Es wäre so zu fragen, welche Bedeutung das von Gott Geschaffene für ihn selbst hat, wenn es nicht nur darum geht, daß das Werk den göttlichen Künstler rühmt. Wird etwa Gott erst durch das von ihm Gewirkte zu Gott, der eben das Nichtgöttliche voraussetzt, um in der Differenz dazu Gott zu sein? Wäre Gott ohne diese Differenz reine Unbestimmtheit, da jede Bestimmung eine Negation ist: Ein Mann ist nur ein Mann, weil er eine Nichtfrau ist.
Zur kopernikanischen Wende: Wie die Sonne nicht mehr um die Erde sich dreht, so dreht der Mensch in dem Kosmos sich nicht mehr um Gott. Er setzt sich selbst als das Zentrum, dem alles andere nur ist in seiner Relation zu ihm. Alles sind Objekte durch ihn als Subjekt. Er verobjektiviert alles. So wird nun auch Gott verobjektiviert durch das theologische Denken. Die kopernikanische Wende (nach Kant) bedeutet nun, daß nicht mehr die Gegenstände unser Denken über sie bestimmt sondern das unser Denken die Objekte bestimmt. Unser Denken produziert die Welt der Erscheinungen, wobei das, was erscheint dem Denken als „Ding an sich“ unzugänglich ist; unser Denken erkennt nur die von uns produzierten Objekte.
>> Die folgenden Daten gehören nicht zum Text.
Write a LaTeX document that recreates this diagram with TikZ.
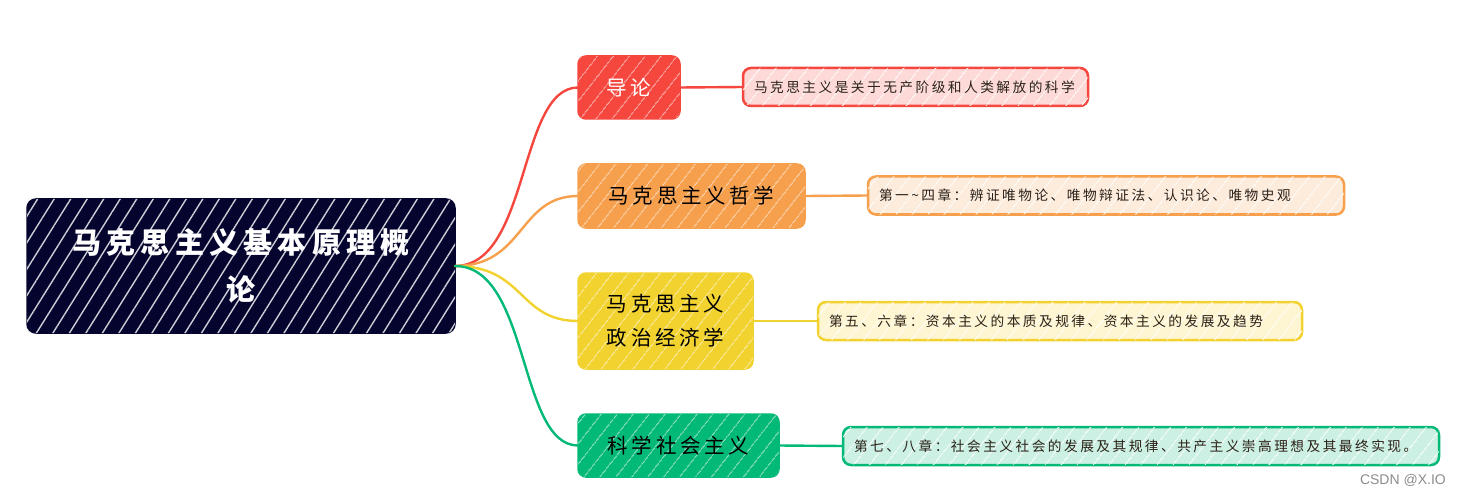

Es liegt nun nahe, hierin auch den Emergenzpunkt für eine kopernikanische Wende im Denken Gottes zu mutmaßen, daß nun unser Denken Gott hervorbringt, wie er gedacht werden muß, wenn vernünftig gedacht wird, und daß nun geglaubt wird, daß dieser so gedachte Gott auch ist. Er wird so gedacht, wie ihn die Vernunft hervorbringt. Dieser vernünftige Gott muß nun nach den Erfahrungen der innerchristlichen Religionskriege des 17.Jahrhundertes einer sein, der sich zu allen Confessionen des Christentumes gegenüber gleichgültig verhält, damit das Konfliktpotential zwischen den Confessionen abgebaut wird: Gott sind diese Differenzen gleichgültig, er will nur, daß der Mensch vernünftig sittlich lebt.
So ist Gott zu denken, das ist so der wahre Gott, der allen Gottesvorstellungen in den Religionen entgegenzustellen ist als Korrektiv. Der vernünftige Gott ist so das Produkt des menschlichen Denkens, der wahr sein soll, weil er der menschengemäße ist. Nicht wird so mehr gefragt, wie haben wir zu sein, damit wir gottgemäß sind, sondern Gott hat menschengemäß zu sein.
Praktiziert wird dies gern durch die Einführung des Begriffes des Gottesbildes, daß es eben diverse Gottesbilder gäbe und jeder das sich ihmgemäße aussuchen oder es selbst hervorbringen könne.